Petrophile biternata is a species of flowering plant in the family Proteaceae and is endemic to the south-west of Western Australia. It is a shrub with biternate or pinnate, sharply-pointed leaves, and oval or spherical heads of glabrous, sticky, yellow flowers.

==Description==
Petrophile biternata is a shrub that typically grows to a height of 1–2 m and has more or less glabrous branchlets. The leaves are biternate or pinnate, 20–70 mm long on a petiole 12–28 mm long with five to ten flat, sharply-pointed lobes. The flowers are arranged on the ends of branchlets in oval to spherical heads 20–25 mm long, with short, sticky involucral bracts at the base. The flowers are 12–17 mm long, yellow or creamy yellow, glabrous and sticky. Flowering occurs from August to October and the fruit is a nut, fused with others in an oval head about 25 mm long.

==Taxonomy==
Petrophile biternata was first formally described in 1855 by Carl Meissner in Hooker's Journal of Botany and Kew Garden Miscellany from material collected by James Drummond between the Moore and Murchison Rivers. The specific epithet (biternata) refers to the leaves.
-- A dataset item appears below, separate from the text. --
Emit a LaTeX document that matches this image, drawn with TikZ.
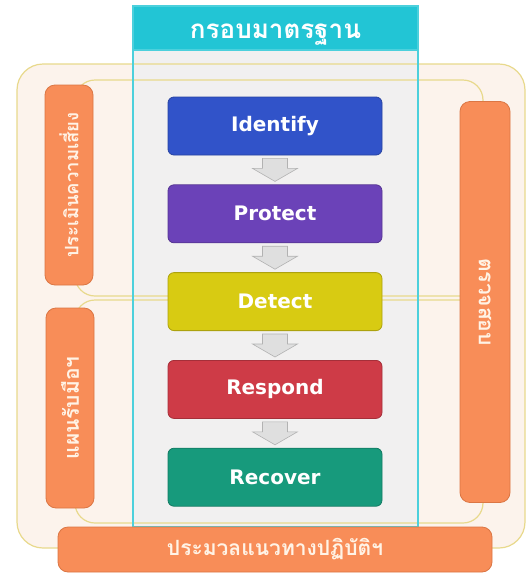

==Distribution and habitat==
This petrophile grows in shrubland and heath in scattered populations in the Moora-Watheroo areas and near New Norcia, in southwestern Western Australia.

==Conservation status==
Petrophile biternata is classified as "Priority Three" by the Government of Western Australia Department of Parks and Wildlife meaning that it is poorly known and known from only a few locations but is not under imminent threat.